While it is mathematically impossible for him to win 1,237 delegates - and, in effect, the nomination - before the July convention, Kasich has said he thinks neither of his opponents, businessman Donald Trump and Texas Sen. Ted Cruz, can do so either. By that time, Kasich's campaign argues, delegates will only care about electability, and several polls this week showed Kasich as the only remaining GOP candidate who can beat Hillary Clinton (one put both him and Cruz in that category).
The strategy has drawn criticism from Cruz, who has referred to Kasich as a "spoiler" in the race to stop Trump.
"What John Kasich is doing is he's helping Donald Trump," Cruz told ABC News' "Good Morning America" on Wednesday. "He's being a spoiler. Now maybe he's auditioning to be Trump's VP."
While Kasich trails Cruz by more than 300 delegates and Trump by nearly 600, according to ABC estimates, Kasich argues that he will perform better in upcoming contests in the eastern United States, from Pennsylvania and New Jersey to New York and Connecticut.
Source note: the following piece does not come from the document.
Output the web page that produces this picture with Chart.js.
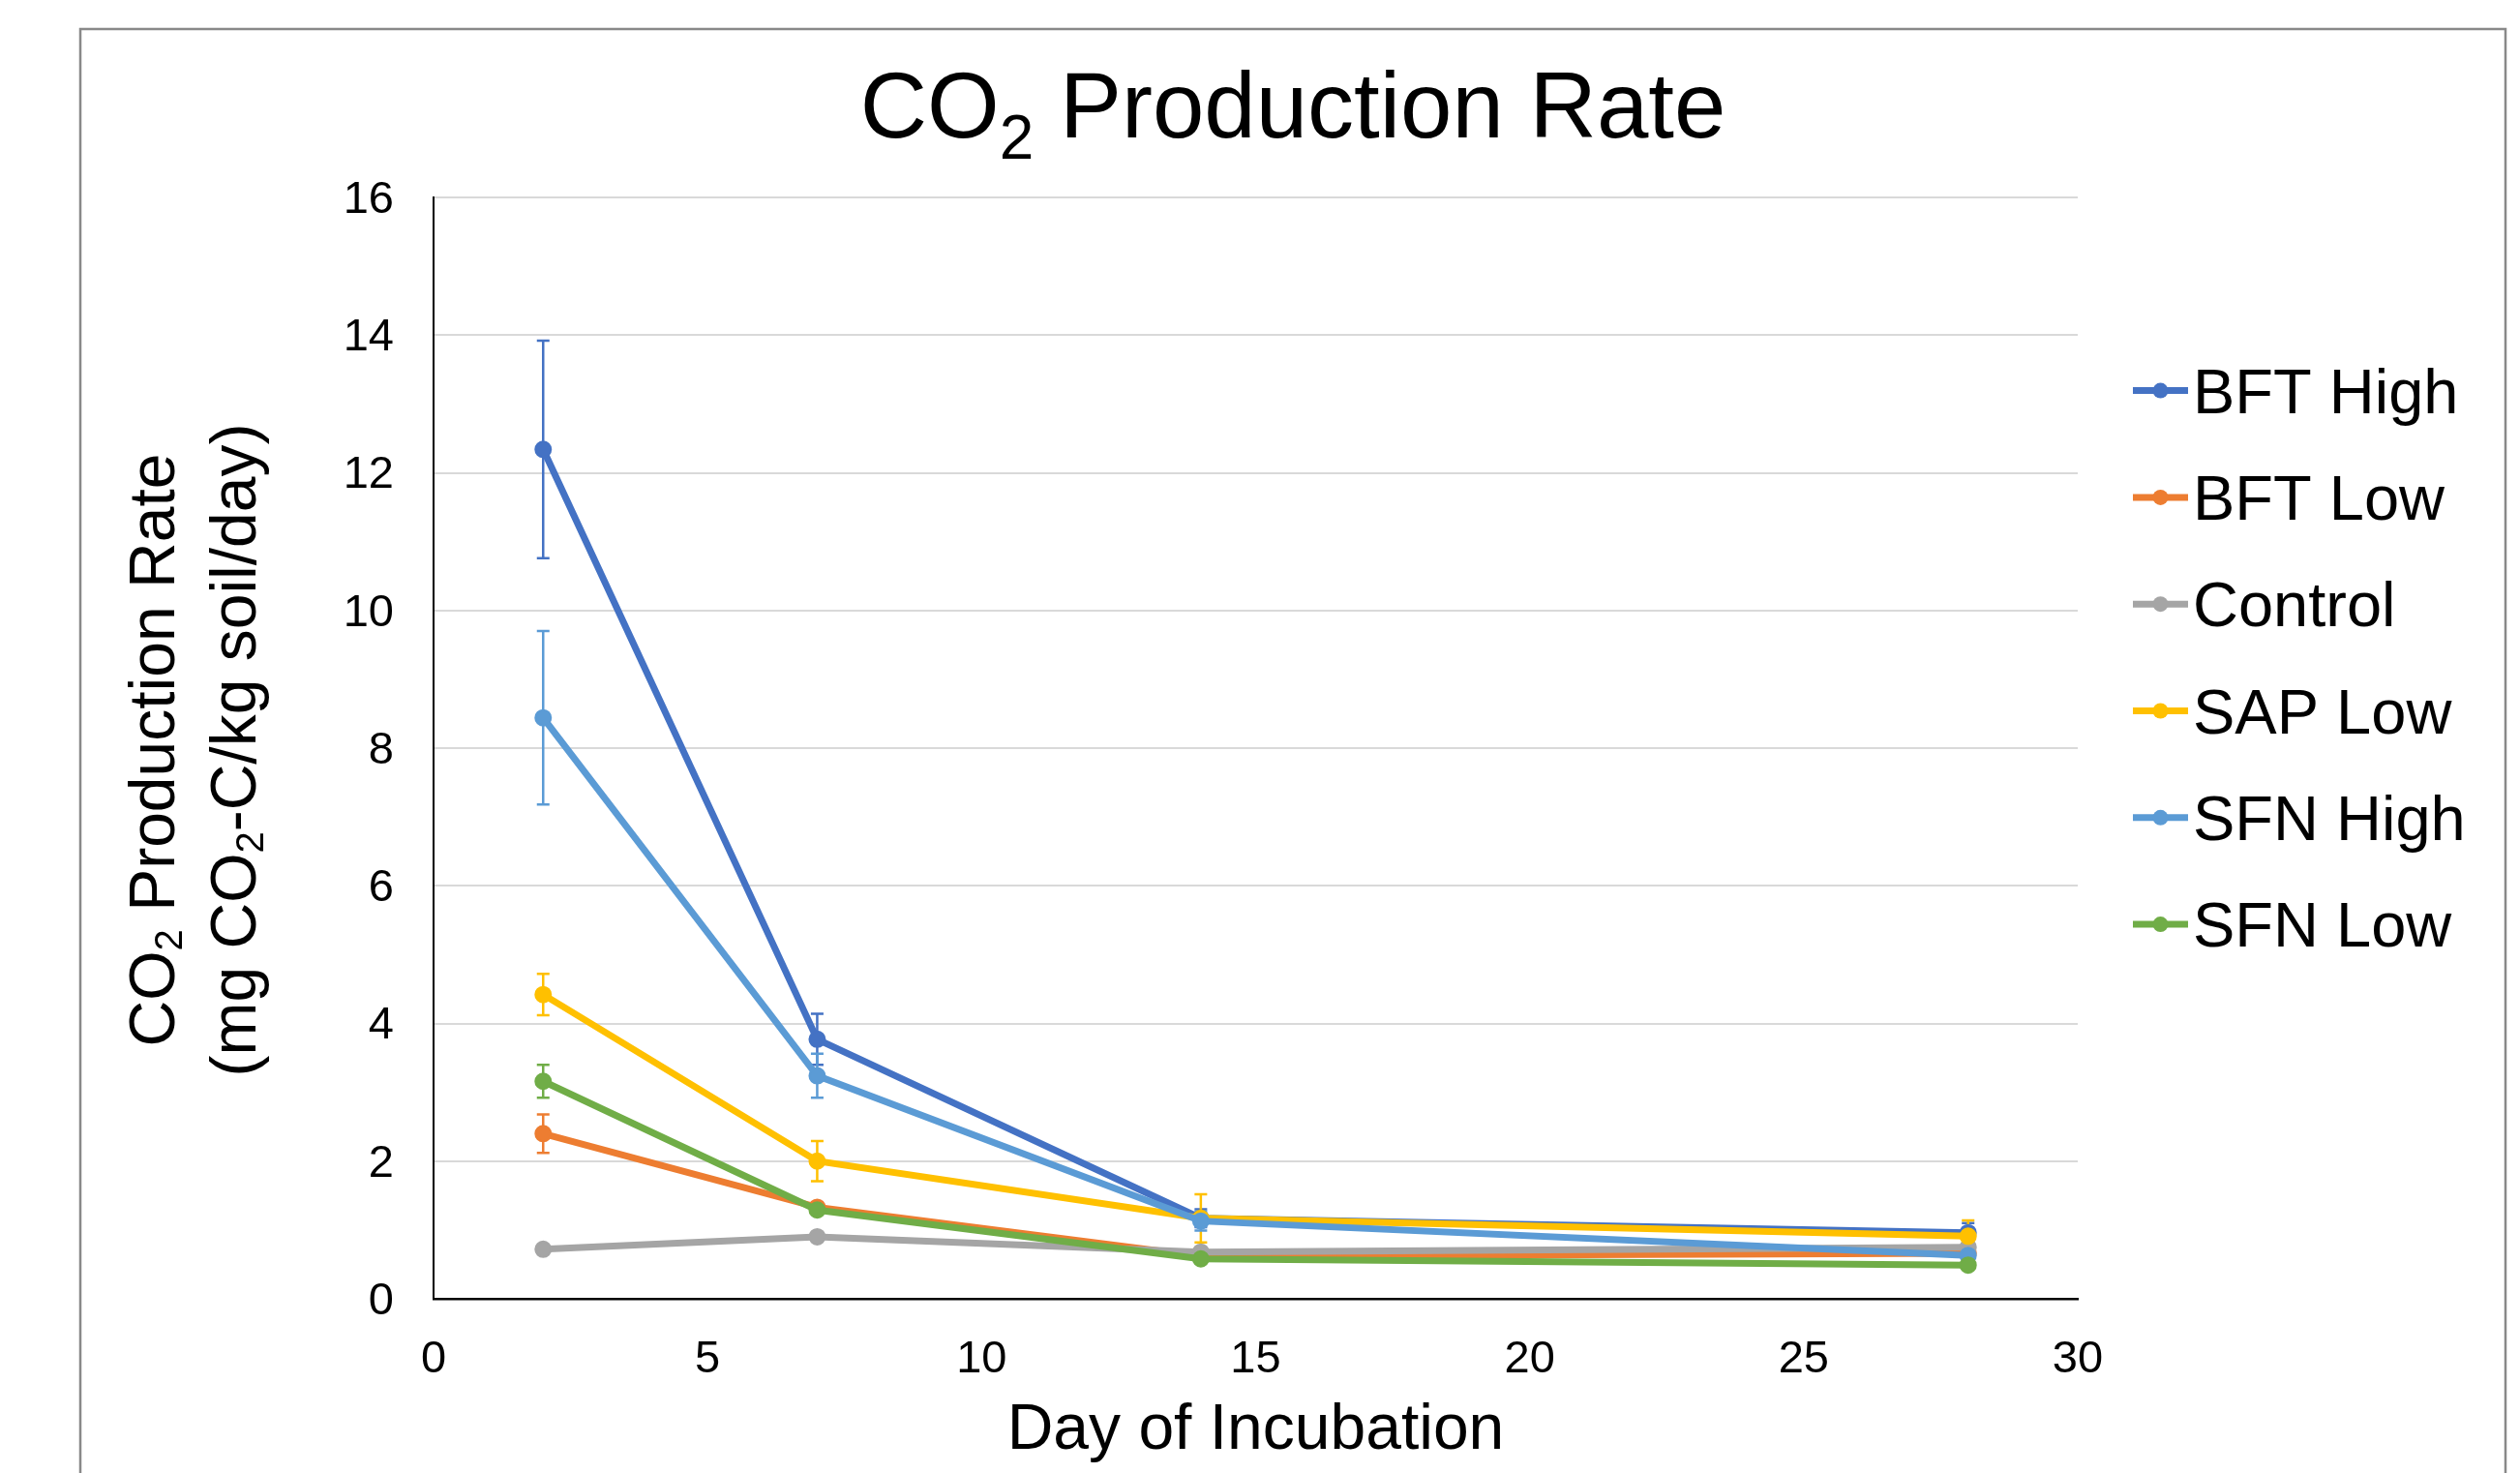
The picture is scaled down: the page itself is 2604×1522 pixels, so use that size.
<!DOCTYPE html>
<html>
<head>
<meta charset="utf-8">
<script src="https://cdn.jsdelivr.net/npm/chart.js@4.4.0/dist/chart.umd.min.js"></script>
<style>
  html, body { margin: 0; padding: 0; background: #fff; }
  #wrap { width: 2604px; height: 1522px; }
</style>
</head>
<body>
<div id="wrap"><canvas id="co2Chart"></canvas></div>
<script>
const FONT = '"Liberation Sans", Arial, sans-serif';

// day of incubation
const days = [2, 7, 14, 28];

const seriesNames = ['BFT High', 'BFT Low', 'Control', 'SAP Low', 'SFN High', 'SFN Low'];
const seriesColors = ['#4472C4', '#ED7D31', '#A5A5A5', '#FFC000', '#5B9BD5', '#70AD47'];

// mean CO2 production rate (mg CO2-C/kg soil/day)
const bftHigh = [12.34, 3.77, 1.17, 0.96];
const bftLow  = [2.40, 1.33, 0.62, 0.66];
const control = [0.72, 0.90, 0.68, 0.75];
const sapLow  = [4.42, 2.00, 1.17, 0.91];
const sfnHigh = [8.44, 3.24, 1.13, 0.63];
const sfnLow  = [3.16, 1.29, 0.58, 0.49];

// error bar half-lengths
const bftHighErr = [1.58, 0.37, 0.13, 0.14];
const bftLowErr  = [0.28, 0.05, 0.05, 0.05];
const controlErr = [0.05, 0.04, 0.03, 0.04];
const sapLowErr  = [0.30, 0.29, 0.35, 0.23];
const sfnHighErr = [1.26, 0.32, 0.14, 0.08];
const sfnLowErr  = [0.24, 0.05, 0.04, 0.04];

const seriesValues = [bftHigh, bftLow, control, sapLow, sfnHigh, sfnLow];
const seriesErrors = [bftHighErr, bftLowErr, controlErr, sapLowErr, sfnHighErr, sfnLowErr];

const xTickStep = 5;
const yTickStep = 2;


// draws text made of normal and subscript pieces, centred on x
function drawRich(ctx, parts, x, y, size, subSize, subDrop) {
  let total = 0;
  parts.forEach(p => {
    ctx.font = (p.sub ? subSize : size) + 'px ' + FONT;
    p.w = ctx.measureText(p.t).width;
    total += p.w;
  });
  let cx = x - total / 2;
  parts.forEach(p => {
    ctx.font = (p.sub ? subSize : size) + 'px ' + FONT;
    ctx.fillText(p.t, cx, p.sub ? y + subDrop : y);
    cx += p.w;
  });
}

const framePlugin = {
  id: 'frame',
  beforeDraw(chart) {
    const ctx = chart.ctx;
    ctx.save();
    ctx.fillStyle = '#fff';
    ctx.fillRect(0, 0, chart.width, chart.height);
    ctx.strokeStyle = '#898989';
    ctx.lineWidth = 2.5;
    ctx.strokeRect(83, 30, 2506, 1600);
    ctx.restore();
  }
};

const errorBarPlugin = {
  id: 'errorBars',
  beforeDatasetsDraw(chart) {
    const ctx = chart.ctx;
    const xs = chart.scales.x, ys = chart.scales.y;
    ctx.save();
    ctx.lineWidth = 2.5;
    seriesValues.forEach((vals, i) => {
      ctx.strokeStyle = seriesColors[i];
      vals.forEach((v, j) => {
        const px = xs.getPixelForValue(days[j]);
        const top = ys.getPixelForValue(v + seriesErrors[i][j]);
        const bot = ys.getPixelForValue(v - seriesErrors[i][j]);
        ctx.beginPath();
        ctx.moveTo(px, top); ctx.lineTo(px, bot);
        ctx.moveTo(px - 6.5, top); ctx.lineTo(px + 6.5, top);
        ctx.moveTo(px - 6.5, bot); ctx.lineTo(px + 6.5, bot);
        ctx.stroke();
      });
    });
    ctx.restore();
  }
};

const textPlugin = {
  id: 'texts',
  afterDraw(chart) {
    const ctx = chart.ctx;
    const area = chart.chartArea;
    ctx.save();
    ctx.fillStyle = '#000';
    ctx.textBaseline = 'alphabetic';
    ctx.textAlign = 'left';

    // chart title
    drawRich(ctx, [{t: 'CO'}, {t: '2', sub: true}, {t: ' Production Rate'}],
      1336, 142, 96, 64, 22);

    // x axis title
    drawRich(ctx, [{t: 'Day of Incubation'}], (area.left + area.right) / 2, 1497, 66, 66, 0);

    // y axis title, two lines
    const cy = (area.top + area.bottom) / 2 + 2;
    ctx.save();
    ctx.translate(180, cy);
    ctx.rotate(-Math.PI / 2);
    drawRich(ctx, [{t: 'CO'}, {t: '2', sub: true}, {t: ' Production Rate'}], 0, 0, 66, 40, 8);
    ctx.restore();
    ctx.save();
    ctx.translate(264, cy);
    ctx.rotate(-Math.PI / 2);
    drawRich(ctx, [{t: '(mg CO'}, {t: '2', sub: true}, {t: '-C/kg soil/day)'}], 0, 0, 66, 40, 8);
    ctx.restore();

    // legend
    ctx.font = '65px ' + FONT;
    seriesNames.forEach((name, i) => {
      const y = 403.6 + i * 110.3;
      ctx.strokeStyle = seriesColors[i];
      ctx.fillStyle = seriesColors[i];
      ctx.lineWidth = 7;
      ctx.beginPath();
      ctx.moveTo(2204, y); ctx.lineTo(2261, y);
      ctx.stroke();
      ctx.beginPath();
      ctx.arc(2232.5, y, 8, 0, Math.PI * 2);
      ctx.fill();
      ctx.fillStyle = '#000';
      ctx.fillText(name, 2266, y + 23);
    });
    ctx.restore();
  }
};

const ctx = document.getElementById('co2Chart').getContext('2d');

const co2Chart = new Chart(ctx, {
  type: 'line',
  data: {
    datasets: seriesNames.map((name, i) => ({
      label: name,
      data: days.map((d, j) => ({ x: d, y: seriesValues[i][j] })),
      borderColor: seriesColors[i],
      backgroundColor: seriesColors[i],
      pointBackgroundColor: seriesColors[i],
      pointBorderColor: seriesColors[i],
      borderWidth: 7,
      pointRadius: 8,
      pointBorderWidth: 2,
      tension: 0,
      order: seriesNames.length - i   // later series on top, like the original
    }))
  },
  options: {
    responsive: true,
    maintainAspectRatio: false,
    animation: false,
    layout: { padding: { left: 0, top: 204, right: 457, bottom: 0 } },
    plugins: {
      legend: { display: false },
      title: { display: false },
      tooltip: { enabled: false }
    },
    scales: {
      x: {
        type: 'linear',
        min: 0,
        max: 30,
        ticks: { stepSize: xTickStep, padding: 35, color: '#000', font: { size: 47, family: FONT } },
        grid: { display: false, drawTicks: false },
        border: { display: true, color: '#000', width: 2.5 },
        afterFit: (s) => { s.height = 180; }
      },
      y: {
        min: 0,
        max: 16,
        ticks: { stepSize: yTickStep, padding: 41, labelOffset: 3, color: '#000', font: { size: 47, family: FONT } },
        grid: {
          drawTicks: false,
          lineWidth: 2,
          color: (c) => (c.tick && c.tick.value === 0) ? 'rgba(0,0,0,0)' : '#D9D9D9'
        },
        border: { display: true, color: '#000', width: 2 },
        afterFit: (s) => { s.width = 448; }
      }
    }
  },
  plugins: [framePlugin, errorBarPlugin, textPlugin]
});
</script>
</body>
</html>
While an "outside shot," Kasich's argument is rational and could become reality, according to Matthew Dowd, an ABC analyst who was a strategist on George W. Bush's presidential campaigns. Kasich's electability argument is designed in part to convince potential donors he can last, and trailing Trump in delegates by a couple hundred more than Cruz might not make a difference at a convention, Dowd said.
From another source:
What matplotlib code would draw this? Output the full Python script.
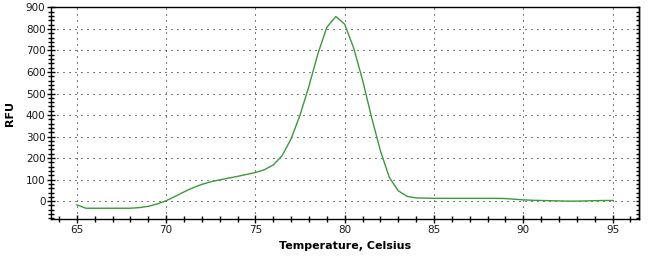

"It's all a question of degrees," Dowd noted. "I think Kasich's going to have to win somewhere before this is over, and I think if he wins enough places at the end, that creates a much better space for this argument in May, June."
Delegates will feel obligated to vote for the candidate voters in their state chose on the first ballot of a convention, but they will not have any real obligation on subsequent votes, according to Elaine Kamarck, a senior fellow at the Brookings Institution in Washington and an adjunct lecturer in public policy at Harvard's John F. Kennedy School of Government.
In such a scenario, Kasich may have a more difficult time than he has made out so far, she told ABC News.
"Anything can happen, and certainly Kasich looks to be the strongest of them against Hillary Clinton," Kamarck, a super-delegate for Clinton, said. "But this involves Ted Cruz and Ted Cruz's delegates coming to the same conclusion and Donald Trump's delegates coming to the same conclusion."